Text mining police data, 4 case studies on identifying domestic violence, human trafficking, terrorism and pedophile suspects in an overload of textual information

Prelegent(ci)
Jonas Poelmans
Afiliacja
Katholieke Univ. Leuven, Belgia
Termin
2 marca 2012 14:15
Pokój
p. 5820
Seminarium
Seminarium badawcze Zakładu Logiki: Wnioskowania aproksymacyjne w eksploracji danych

In the first part of this talk we introduce a human-centered process for knowledge discovery from unstructured text that makes use of Formal Concept Analysis and Emergent Self Organizing Maps. The knowledge discovery process is conceptualized and interpreted as successive iterations through the Concept-Knowledge (C-K) theory design square. To illustrate its effectiveness, we report on a real-life case study of using the process at the Amsterdam-Amstelland police in the Netherlands aimed at distilling concepts to identify domestic violence from the unstructured text in actual police reports.

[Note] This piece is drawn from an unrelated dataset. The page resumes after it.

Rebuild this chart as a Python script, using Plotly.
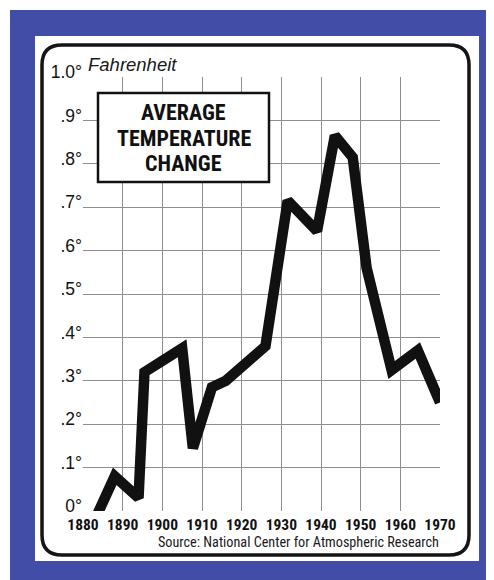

The case study allows us to show how the process was not only able to uncover the nature of a phenomenon such as domestic violence, but also enabled analysts to identify many types of anomalies in the practice of policing. We will illustrate how the insights obtained from this exercise resulted in major improvements in the management of domestic violence cases.

 

In the second part of this talk we describe the successful application of our innovative FCA-based semi-automated knowledge discovery in databases approach for extracting and profiling unknown suspects involved in forced prostitution from observational police reports. 700 000 to 2 000 000 women and children are trafficked across international borders each year and the majority of them is forced to work in the sex industry. Police organizations in the Netherlands dispose of a continuously increasing amount of unstructured text reports describing observations made by police officers during their work in the field. Based on guidelines of the Attorney Generals of the Netherlands we defined multiple early warning indicators that were used to index the 266 157 police reports. Using FCA lattices we revealed numerous unknown human trafficking and loverboy suspects. In depth investigation by the police resulted in a confirmation of their involvement in illegal activities resulting in actual arrestments been made. Our human-centered approach was embedded in to operational policing practice and is now successfully used on a daily basis to cope with the vastly growing amount of unstructured information.

 

In the third part of this talk we use Formal Concept Analysis to extract and visualize potential jihadists in the different phases of radicalisation from a large set of reports describing police observations.  The National Police Service Agency of the Netherlands developed a model to classify (potential) jihadists in four sequential phases of radicalism. The goal of the model is to signal the potential jihadist as early as possible to prevent him or her to enter the next phase. This model has up till now, never been used to actively find new subjects. We employ Temporal Concept Analysis to visualize how a possible jihadist radicalizes over time. The combination of these instruments allows for easy decision-making on where and when to act.

 

In the fourth part of this talk we propose a novel KDD methodology based on Temporal Relational Semantic Systems, the main structure in the temporal and relational version of Formal Concept Analysis. Grooming is the process by which pedophiles try to find children on the internet for sex-related purposes. In chat conversations they may try to establish a connection and escalate the conversation towards a physical meeting. Till date no good methods exist for quickly analyzing the contents, evolution over time, the present state and threat level of these chat conversations. For rapidly gaining insight into the topics of chat conversations we combine a linguistic ontology for chat terms with conceptual scaling and represent the dynamics of chats by life tracks in nested line diagrams. To showcase the possibilities of our approach we used chat conversations of a public American organization which actively searches for pedophiles on the internet.